I think what Rachel calls a "suicide pact" is now commonly called a circuit breaker. After a certain number of requests fail, the load balancer simply removes all the backends for a certain period of time, and causes all requests to immediately fail. This attempts to mitigate the cascading failure by simply isolating the backend from the frontend for a period of time. If you have something like a "stateless" web-app that shares a database with the other replicas, and the database stops working, this is exactly what you want. No replica will be able to handle the request, so don't send it to any replica.

Another option to look into is the balancer's "panic threshold". Normally your load balancer will see which backends are healthy, and only route requests to those.
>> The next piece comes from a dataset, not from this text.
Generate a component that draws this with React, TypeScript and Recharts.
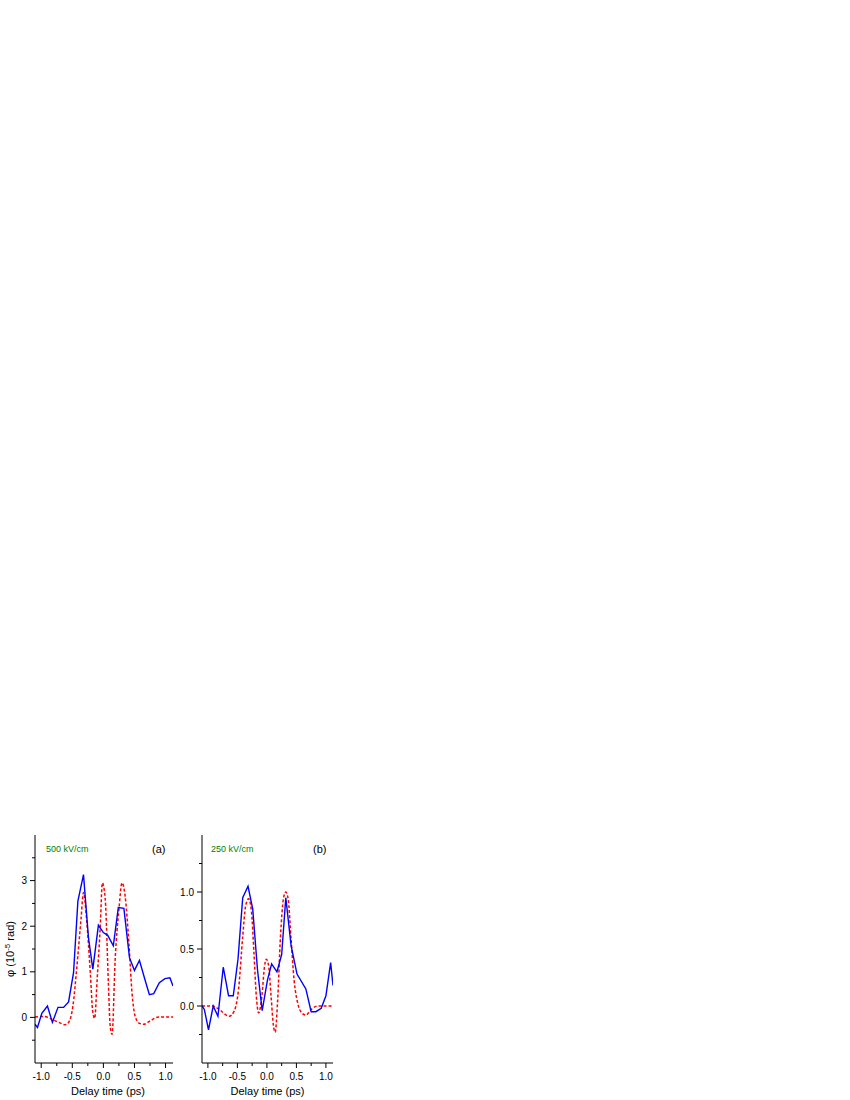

That is what the load balancer in the article did, and the effect was that it overloaded the other backends to the point of failure (and this is a somewhat common failure mode). With a panic threshold set, when that many backends become unhealthy, the balancer stops using health as a routing criterion. It will knowingly send some requests to an unhealthy backend. This means that the healthy backends will receive traffic load that they can handle, so at least (healthy/total)% of requests will be handled successfully (instead of causing a cascading failure).

Finally, other posts mention a common case like running ab against apache/mysql/php on a small machine. The OOM eventually kicks in and starts killing things. Luckily, people are also more careful on that front now. Envoy, for example, has the overload manager, so you can configure exactly how much memory you are going to use, and what happens when you get close to the limits. For my personal site, I use 64M of RAM for Envoy, and when it gets to 99% of that, it just stops accepting new connections. This sucks, of course, but it's better than getting OOM killed entirely. (A real website would probably want to give it more than 64M of RAM, but with my benchmarking I can't get anywhere close with 8000 requests/second going through it... and I'm never going to see that kind of load.)

I guess the TL;DR is that in 2011 it sounded scary to have a "suicide pact" but now it's normal. Sometimes you've got to kill yourself to save others. If you're a web app, that is.

While not actively developing infrastructure myself, I've always like the concept presented in the Hystrix package: https://github.com/Netflix/Hystrix

Even though it seems it is no longer maintained, the circuit breakers, fail over modes and all that are well documented.

And I don't know why Hystrix hasn't been adopted by a wide audience yet. It seems like a necessity in the micro service landscape.